In general, the larger the room, the larger an air purifier you will need. Air purifiers can be large, small, and anywhere in between, so choosing the right one will ensure the best filtration as well as greater convenience.
The best way to know the air flow of the air purifier is to check the CADR rating. The CADR is a measure of the filtered air volume that comes out of the air cleaner. The higher the CADR number the larger the room it will clean.
In a small room, such as a college dorm room, having a small air purifier like the mod jr. will allow you to get the best performance without taking up too much space.
If you have a larger area, such as an office, open kitchen and living room, or an open basement, a larger purifier like the mod may be the right choice. This air purifier is rated to clean a space measuring up to 1,268 square feet with two full air changes per hour, so it can handle many spaces that other purifiers can’t.

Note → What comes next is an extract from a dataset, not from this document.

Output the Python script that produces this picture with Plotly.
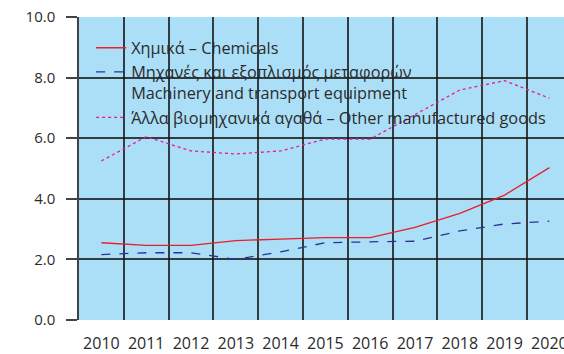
import plotly.graph_objects as go

# Annual values, 2010–2020
years = ["2010", "2011", "2012", "2013", "2014", "2015", "2016", "2017", "2018", "2019", "2020"]
chemicals = [2.55, 2.46, 2.46, 2.62, 2.67, 2.72, 2.72, 3.06, 3.52, 4.12, 5.03]
machinery = [2.16, 2.22, 2.22, 2.00, 2.25, 2.55, 2.58, 2.60, 2.94, 3.17, 3.26]
other_goods = [5.25, 6.05, 5.58, 5.48, 5.58, 5.97, 5.97, 6.77, 7.59, 7.90, 7.32]
y_ticks = [0, 2, 4, 6, 8, 10]

FONT = "Open Sans"
TEXT = "#2b2b2b"
GRID = "rgba(20,20,20,0.8)"

fig = go.Figure()
fig.add_trace(go.Scatter(
    x=years, y=chemicals, mode="lines", name="Χημικά – Chemicals",
    line=dict(color="#ee1c25", width=1.3),
))
fig.add_trace(go.Scatter(
    x=years, y=machinery, mode="lines",
    name="Μηχανές και εξοπλισμός μεταφορών<br>Machinery and transport equipment",
    line=dict(color="#2e3192", width=1.3, dash="dash"),
))
fig.add_trace(go.Scatter(
    x=years, y=other_goods, mode="lines",
    name="Άλλα βιομηχανικά αγαθά – Other manufactured goods",
    line=dict(color="#e6199b", width=1.3, dash="dot"),
))

fig.update_layout(
    width=564, height=354,
    margin=dict(l=79, r=0, t=17, b=34, autoexpand=False),
    paper_bgcolor="white",
    plot_bgcolor="#abdff8",
    font=dict(family=FONT, color=TEXT),
    showlegend=True,
    legend=dict(
        x=0.025, y=0.955, xanchor="left", yanchor="top", valign="top",
        bgcolor="rgba(0,0,0,0)", font=dict(size=16.3, color=TEXT),
        tracegroupgap=0, itemwidth=30,
    ),
    xaxis=dict(
        type="category", range=[-0.5, 10.326],
        tickson="boundaries", ticks="", showgrid=True,
        gridcolor=GRID, gridwidth=1.5, tickangle=0, automargin=False,
        tickfont=dict(size=16, color=TEXT), showline=False,
        zeroline=False, ticklabelstandoff=12,
    ),
    yaxis=dict(
        range=[0, 10], tickvals=y_ticks, automargin=False,
        ticktext=[f"{v:.1f}" for v in y_ticks],
        ticks="outside", ticklen=11, tickcolor=GRID, tickwidth=1.5,
        showgrid=True, gridcolor=GRID, gridwidth=1.5,
        showline=True, linecolor=GRID, linewidth=1.5,
        zeroline=False, ticklabelstandoff=8,
        tickfont=dict(size=15, color=TEXT),
    ),
)

fig.write_html("out.html")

With the right air purifier, you’ll have better air quality in your home and the ability to control dust, pollen, dander, and other airborne contaminants, but the room size and cleaning power of your air purifier needs to match up.
Even with the right air cleaner, its effectiveness can be limited if it is not sized properly for the room or if there is too much air mixing in with the room – meaning it’s not able to keep up with the air that is circulating through the room. For example, this can occur if the unit is operating in a room with an open window. It is important to ventilate in fresh air but this needs to be managed if you are also bringing in pollutants (ie pollen and mold) that you are trying to remove.
So, do air purifiers really work to remove air pollution like particles from dust mites and pet dander?
The short answer is yes, they do remove airborne particles provided you buy a safe and effective air purifier that is sized properly for your room and has sufficient air filter quality for the intended purpose.